I have read for a few hours about ht room contruction and had a few questions about ceilings. Later this week I will be building fiberglass insulated staggered stud walls with double 5/8 drywall sheets in my 1 car garage to turn it into a ht room. 
The dimensions are 17L x 12w x 7.75h for before the walls. The floor is tar (driveway material) and will be framed in with an air space directly above tar, insulation, plywood, and carpet pad then carpet. This garage is touching the house with one wall and the ceiling. It is outside the house's foundation and the wall touching the house is insulated and has a layer of plywood, drywall and will have the false wall built next to it. The ceiling has my bedroom above it and is bare studs atm. 
I was reading the best ceiling to have would be double drywall utilizing clips and furring channels with insulation above it. I was thinking why not run 2 x 6s across the top of the staggered studded walls so the drywall is an inch away from the studs in the floor above. I was thinking this would decouple the ceiling from the studs above and reduce the transfer of sound. Pls let me know if this is a viable option or I’m just building a room that will fall on my head. thank you for your input


----------



## bpape (Sep 14, 2006)

That's absolutely a viable and excellent way to provide great isolation (and save money as you then don't need clips and channel). 

Just be careful that 2x6's are sufficient. With double drywall and a 12' span, I'd personally play it safe and use 2x8's.

Also, if you really want good isolation, make sure that the walls are not connected directly to the joists above except via DC-04 clips

Bryan


----------



## badger (Nov 21, 2009)

That would be sweet but from the spec sheet I just read I would need one about every 4ft and within 8" of intersections. So I would need about 36 of the clips? Not sure if I am calculating it correctly. 36 clips at 6$ a pop is about $200. Is that about right? or do I need more/less clips.

forgot to mention there is a 6L x 3d x 6h space at the end of room.


----------



## bpape (Sep 14, 2006)

That's about right though you can get the clips for less than that.

Also, for any wall that's not directly shared with another space, you don't need staggered studs, just a plain wall will work fine inside another wall so there's a lot of money saved there - likely more than enough to pay for the clips.

Bryan


----------



## badger (Nov 21, 2009)

sweet, thank you for the great info!


----------



## bpape (Sep 14, 2006)

The trick to make that work is that you don't want to drywall the 2 faces of the 2 walls that are in the cavity between walls.

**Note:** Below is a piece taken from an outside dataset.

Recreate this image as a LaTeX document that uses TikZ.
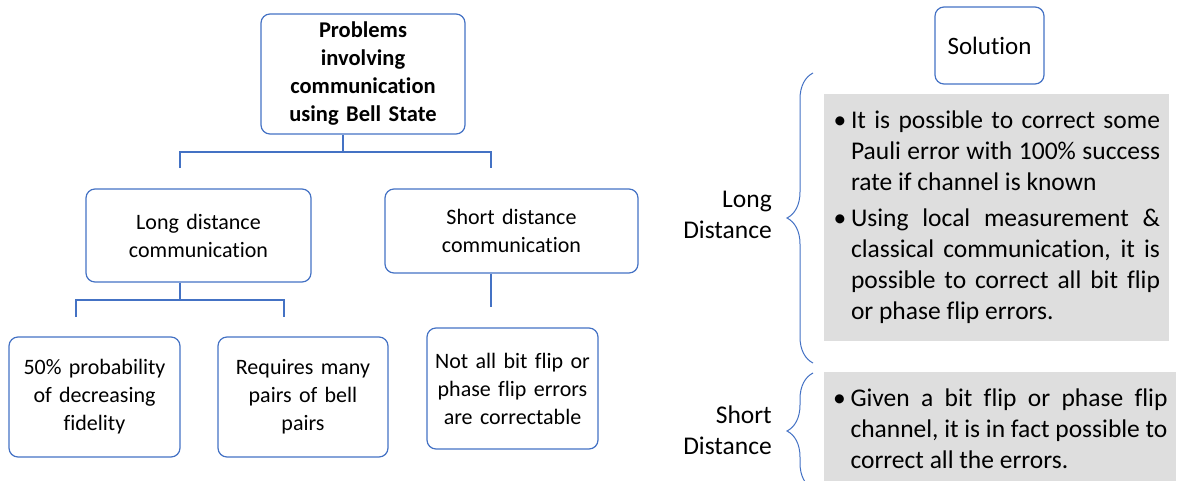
\documentclass[tikz,border=0pt]{standalone}
\usepackage{fontspec}
\setmainfont{Carlito}[Ligatures=NoCommon]
\usetikzlibrary{decorations.pathreplacing}
\definecolor{obl}{RGB}{68,114,196}
\definecolor{gfill}{RGB}{222,222,222}
\tikzset{
  box/.style={draw=obl, line width=1.2pt, rounded corners=9pt, inner sep=0pt, align=center, font=\fontsize{22}{28}\selectfont},
  conn/.style={draw=obl, line width=1.2pt},
  gbox/.style={fill=gfill, inner xsep=9pt, inner ysep=0pt, align=justify, font=\fontsize{25.5}{31}\selectfont},
  lbl/.style={align=right, inner sep=0pt, font=\fontsize{25.5}{31}\selectfont},
  brc/.style={draw=obl, line width=1pt, decorate, decoration={brace, amplitude=26pt}},
}
\newcommand{\gsetup}{\tolerance=10000\relax\hbadness=10000\relax}
\newcommand{\bul}[1]{\noindent\hangindent=18pt\relax\hangafter=1\relax\makebox[18pt][l]{\hspace{0.5pt}\textbullet}#1\par}
\begin{document}
\begin{tikzpicture}[x=1pt,y=-1pt]
\clip (0,0) rectangle (1178,480);
% left tree
\node[box, text width=204pt, minimum height=120pt, font=\fontsize{22.5}{28}\selectfont\bfseries] (prob) at (363,74) {Problems\\involving\\communication\\using Bell State};
\node[box, text width=225pt, minimum height=93pt] (long) at (198.5,235.5) {Long distance\\communication};
\node[box, text width=253pt, minimum height=84pt] (short) at (511.5,231) {Short distance\\communication};
\node[box, text width=171pt, minimum height=120pt] (b1) at (94.5,397) {50\% probability\\of decreasing\\fidelity};
\node[box, text width=170pt, minimum height=120pt] (b2) at (303,397) {Requires many\\pairs of bell\\pairs};
\node[box, text width=171pt, minimum height=121pt] (b3) at (512.5,388.5) {Not all bit flip or\\phase flip errors\\are correctable};
% connectors
\coordinate (p0) at (343,152);
\coordinate (sL) at (180,168);
\coordinate (sS) at (491,168);
\draw[conn] (prob.south -| p0) -- (p0);
\draw[conn] (sL) |- (p0) -| (sS);
\coordinate (q0) at (180,300);
\coordinate (tA) at (76,317);
\coordinate (tB) at (284,317);
\draw[conn] (long.south -| q0) -- (q0);
\draw[conn] (tA) |- (q0) -| (tB);
\coordinate (r0) at (491,307);
\draw[conn] (short.south -| r0) -- (r0);
% right side
\node[box, text width=109pt, minimum height=77pt, font=\fontsize{25}{30}\selectfont] (sol) at (989.5,45.5) {Solution};
\node[gbox, text width=327pt, minimum height=247pt] (g1) at (996.5,217.5) {\gsetup\bul{It is possible to correct some\linebreak Pauli error with 100\% success\linebreak rate if channel is known}\vspace{5pt}\bul{Using local measurement \&\linebreak classical communication, it is\linebreak possible to correct all bit flip\linebreak or phase flip errors.}};
\node[gbox, inner xsep=8.5pt, text width=335pt, minimum height=114pt] (g2) at (1000,429) {\gsetup\bul{Given a bit flip or phase flip\linebreak channel, it is in fact possible to\linebreak correct all the errors.}};
\node[lbl, anchor=east] (lL) at (772,215) {Long\\Distance};
\node[lbl, anchor=east] (lS) at (772,430) {Short\\Distance};
\coordinate (bA1) at (813,363);
\coordinate (bA2) at (813,73);
\draw[brc] (bA1) -- (bA2);
\coordinate (bB1) at (813,489);
\coordinate (bB2) at (813,373);
\draw[brc] (bB1) -- (bB2);
\end{tikzpicture}
\end{document}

Just drywall (or outer sheething) the outside of the outer wall and the room side of the inner wall. Fill both walls and the cavity between with insulation.

Bryan


----------



## Ted White (May 4, 2009)

http://www.soundproofingcompany.com/library/articles/room_within_a_room/

This may help.


----------



## bbieger (Sep 15, 2009)

First things first, on your floor, I don't see why you would need to frame and insulate. Just get yourself some 1" pink foam board (that's extruded foam, not expanded foam). Lay that down and seal all the seams with foil tape. Now you have an insulated vapor barrior. Then you can lay down some tounge and groove plywood and lay your carpet right over the top of it. 

In regards to your ceiling, while framing another set of ceiling rafters will benefit your isolation, in terms of cost benefit you might as well just run clips and channel on your existing joists and do the double drywall thing. Clips and channel for that room will run you about $250. You will spend at least that much on 2x8's. The person I spoke to on the phone about my basement said STC's of lower 60's with channel and double drywall. That's pretty good, and probably higher than just double drywall and decoupled framing. Just a guess, but seems fairly logical to me...


----------



## bpape (Sep 14, 2006)

You can do pretty well with clips and hat channel as long as you still do double drywall and green glue. The completely isolated framing though will still do a better job as there is zero contact with the framing above.

Bryan


----------



## Ted White (May 4, 2009)

It's just as Bryan says. Decoupled "floating ceiling" joists will do a better job than clips as long as the framing is stable. Standard lumber can twist as is acclimates. The ideal material would be I Joists 9 1/2". No twisting after installation and they can span wonderfully.
_Posted via Mobile Device_


----------